O debate no site Vox acerca de política orçamental parece ter contagiado o próprio Fundo Monetário Internacional (FMI), que publicou agora um estudo (mais um…) acerca da influência que os impostos e a despesa pública têm em economias desenvolvidas. Walking hand in hand é o nome do 'paper', assinado pelo director do departamento orçamental, Carlo Cottarelli, e disponível no site do FMI.
Carlo Cottarelli, director departamento orçamental do FMI Fonte: FMI
Ao contrário da maioria dos 'papers' publicados anteriormente pelo FMI, este não tenta estimar multiplicadores da despesa ou calcular o impacto que o Orçamento tem no crescimento do PIB. O estudo faz antes um apanhado do “estado de arte” do debate, em que elenca os principais canais de transmissão da política orçamental à economia, clarifica melhor os prós e contras da consolidação orçamental e especifica as circunstâncias em que esta deve ser apressada ou retardada. Inclui ainda uma lista de rubricas onde aparentemente há margem para reduzir o défice sem reduzir a eficiência económica.
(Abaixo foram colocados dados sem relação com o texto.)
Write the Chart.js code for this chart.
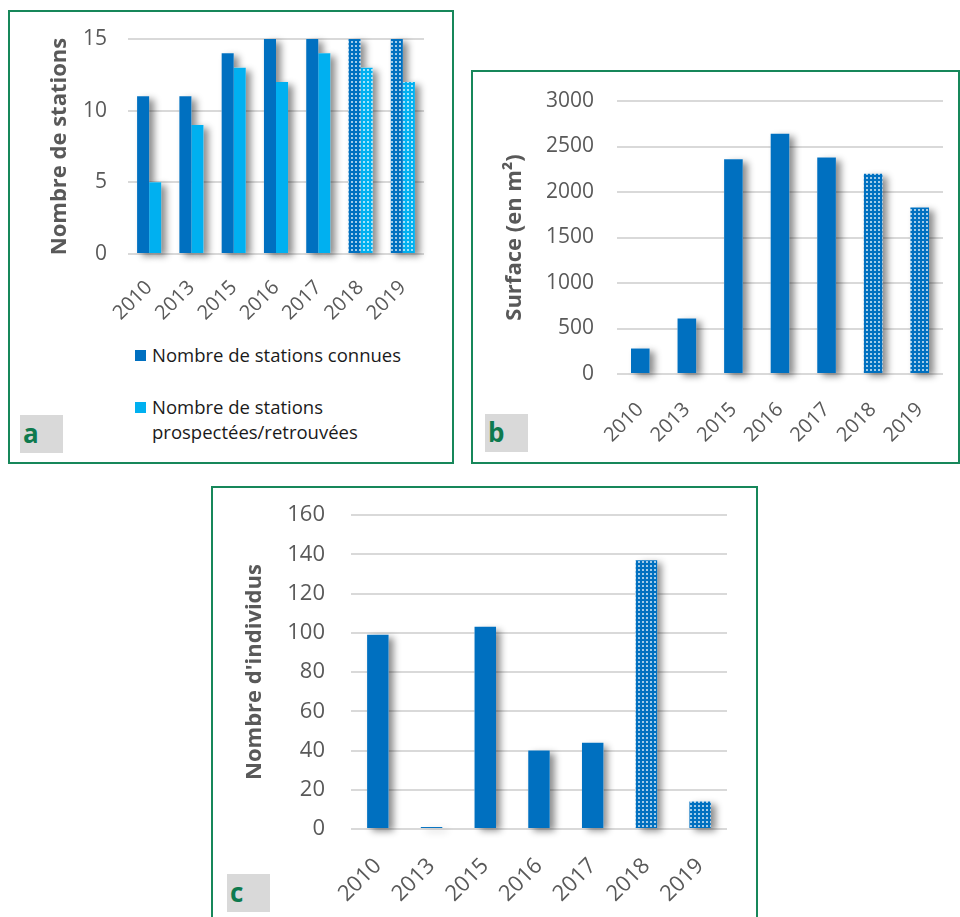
<!DOCTYPE html>
<html>
<head>
<meta charset="utf-8">
<script src="https://cdn.jsdelivr.net/npm/chart.js@4"></script>
<style>
    body { margin: 0; background: #ffffff; font-family: "Open Sans", sans-serif; }
    .box { position: absolute; border: 2px solid #17875a; box-sizing: border-box; background: #ffffff; }
    canvas { position: absolute; }
    .tag { position: absolute; width: 43px; height: 38px; background: #d9d9d9; color: #0e7a4e;
           font-weight: bold; font-size: 26px; line-height: 36px; padding-left: 3px; box-sizing: border-box; }
    .legend { position: absolute; font-size: 18.5px; line-height: 25px; color: #1a1a1a; }
    .legend .sq { position: absolute; left: -17px; top: 8px; width: 11px; height: 11px; }
</style>
</head>
<body>

<div class="box" style="left:8px; top:10px; width:446px; height:454px;"></div>
<div class="box" style="left:471px; top:70px; width:489px; height:394px;"></div>
<div class="box" style="left:211px; top:486px; width:547px; height:440px;"></div>

<canvas id="stationsChart" width="441" height="320" style="left:10px; top:12px;"></canvas>
<canvas id="surfaceChart" width="483" height="372" style="left:473px; top:72px;"></canvas>
<canvas id="individusChart" width="542" height="429" style="left:213px; top:488px;"></canvas>

<div class="legend" style="left:152px; top:342px;"><span class="sq" style="background:#0070c0;"></span>Nombre de stations connues</div>
<div class="legend" style="left:152px; top:394px;"><span class="sq" style="background:#00b0f0;"></span>Nombre de stations<br>prospectées/retrouvées</div>

<div class="tag" style="left:20px; top:415px;">a</div>
<div class="tag" style="left:485px; top:414px;">b</div>
<div class="tag" style="left:227px; top:874px;">c</div>

<script>
const years = ["2010", "2013", "2015", "2016", "2017", "2018", "2019"];
const dottedYears = ["2018", "2019"];

const stationsConnues = [11, 11, 14, 15, 15, 15, 15];
const stationsRetrouvees = [5, 9, 13, 12, 14, 13, 12];
const stationsTicks = [0, 5, 10, 15];

const surface = [280, 610, 2360, 2640, 2380, 2200, 1830];
const surfaceTicks = [0, 500, 1000, 1500, 2000, 2500, 3000];

const individus = [99, 1, 103, 40, 44, 137, 14];
const individusTicks = [0, 20, 40, 60, 80, 100, 120, 140, 160];

const DARK = "#0070c0";
const LIGHT = "#00b0f0";

Chart.defaults.font.family = "'Open Sans', sans-serif";
Chart.defaults.color = "#595959";

// grey drop shadow behind every bar, drawn before the bars themselves
const barShadow = {
    id: "barShadow",
    beforeDatasetsDraw(chart) {
        const ctx = chart.ctx;
        ctx.save();
        ctx.shadowColor = "rgba(0, 0, 0, 0.45)";
        ctx.shadowBlur = 7;
        ctx.shadowOffsetX = 5;
        ctx.shadowOffsetY = 3;
        ctx.fillStyle = "#ffffff";
        chart.getSortedVisibleDatasetMetas().forEach(meta => {
            meta.data.forEach(bar => {
                const p = bar.getProps(["x", "y", "width", "base"], true);
                ctx.fillRect(p.x - p.width / 2, p.y, p.width, p.base - p.y);
            });
        });
        ctx.restore();
    }
};

function dotPattern(color) {
    const c = document.createElement("canvas");
    c.width = 4;
    c.height = 4;
    const g = c.getContext("2d");
    g.fillStyle = color;
    g.fillRect(0, 0, 4, 4);
    g.fillStyle = "rgba(255, 255, 255, 0.85)";
    g.beginPath();
    g.arc(2, 2, 1.0, 0, Math.PI * 2);
    g.fill();
    return g.createPattern(c, "repeat");
}

function barColors(color) {
    const dotted = dotPattern(color);
    return years.map(y => dottedYears.includes(y) ? dotted : color);
}

const Charts = {

    init() {
        this.createStationsChart();
        this.createSurfaceChart();
        this.createIndividusChart();
    },

    options(cfg) {
        return {
            responsive: false,
            animation: false,
            layout: {
                padding: { left: cfg.padLeft, top: cfg.padTop, right: cfg.padRight, bottom: 0 }
            },
            plugins: {
                legend: { display: false },
                tooltip: { enabled: false }
            },
            scales: {
                x: {
                    grid: { display: false },
                    border: { display: false },
                    ticks: {
                        autoSkip: false,
                        maxRotation: 45,
                        minRotation: 45,
                        padding: cfg.xPad,
                        font: { size: cfg.xSize },
                        color: "#595959"
                    },
                    afterFit: s => { s.height = cfg.xHeight; }
                },
                y: {
                    min: cfg.ticks[0],
                    max: cfg.ticks[cfg.ticks.length - 1],
                    afterBuildTicks: s => { s.ticks = cfg.ticks.map(v => ({ value: v })); },
                    // invisible tick marks keep the labels away from the plot
                    grid: {
                        color: "#d9d9d9",
                        lineWidth: 2,
                        drawTicks: true,
                        tickLength: cfg.yPad,
                        tickColor: "rgba(0, 0, 0, 0)"
                    },
                    border: { display: false },
                    ticks: {
                        padding: 0,
                        font: { size: cfg.ySize },
                        color: "#595959",
                        callback: v => String(v)
                    },
                    title: {
                        display: true,
                        text: cfg.title,
                        color: "#595959",
                        font: { size: 22, weight: "bold" }
                    },
                    afterFit: s => { s.width = cfg.yWidth; }
                }
            }
        };
    },

    createStationsChart() {
        const ctx = document.getElementById("stationsChart");
        if (!ctx) return;
        new Chart(ctx, {
            type: "bar",
            data: {
                labels: years,
                datasets: [{
                    label: "Nombre de stations connues",
                    data: stationsConnues,
                    backgroundColor: barColors(DARK),
                    barPercentage: 1,
                    categoryPercentage: 0.57
                }, {
                    label: "Nombre de stations prospectées/retrouvées",
                    data: stationsRetrouvees,
                    backgroundColor: barColors(LIGHT),
                    barPercentage: 1,
                    categoryPercentage: 0.57
                }]
            },
            options: this.options({
                padLeft: 33, padTop: 27, padRight: 27,
                yWidth: 85, xHeight: 78,
                xPad: 14, yPad: 21, xSize: 20, ySize: 21,
                ticks: stationsTicks,
                title: "Nombre de stations"
            }),
            plugins: [barShadow]
        });
    },

    createSurfaceChart() {
        const ctx = document.getElementById("surfaceChart");
        if (!ctx) return;
        new Chart(ctx, {
            type: "bar",
            data: {
                labels: years,
                datasets: [{
                    label: "Surface (en m²)",
                    data: surface,
                    backgroundColor: barColors(DARK),
                    barPercentage: 1,
                    categoryPercentage: 0.4
                }]
            },
            options: this.options({
                padLeft: 25, padTop: 29, padRight: 13,
                yWidth: 119, xHeight: 70,
                xPad: 16, yPad: 23, xSize: 20, ySize: 21,
                ticks: surfaceTicks,
                title: "Surface (en m²)"
            }),
            plugins: [barShadow]
        });
    },

    createIndividusChart() {
        const ctx = document.getElementById("individusChart");
        if (!ctx) return;
        new Chart(ctx, {
            type: "bar",
            data: {
                labels: years,
                datasets: [{
                    label: "Nombre d'individus",
                    data: individus,
                    backgroundColor: barColors(DARK),
                    barPercentage: 1,
                    categoryPercentage: 0.4
                }]
            },
            options: this.options({
                padLeft: 25, padTop: 27, padRight: 28,
                yWidth: 113, xHeight: 88,
                xPad: 16, yPad: 26, xSize: 22, ySize: 22,
                ticks: individusTicks,
                title: "Nombre d'individus"
            }),
            plugins: [barShadow]
        });
    }

};

Charts.init();
</script>
</body>
</html>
De seguida, sumarizamos as conclusões do FMI:
Efeitos de curto prazo da consolidação orçamental:
a) Reduzir o défice orçamental significa tornar a dívida mais sustentável e assim diminuir o risco de uma crise de dívida como a que vemos actualmente. A evidência empírica confirma que, apesar de a debilidade orçamental não ser uma condição suficiente para provocar a ira dos mercados, ela é condição necessária.
b) Reduzir o défice também reduz a procura agregada e, assim, diminui a taxa de crescimento do PIB. O FMI afirma que os estudos mais recentes mostram que o multiplicador é positivo e que tende a aumentar numa situação em que a política monetária atingiu a exaustão (o que significa a taxa de juro de 0%, ou perto disso).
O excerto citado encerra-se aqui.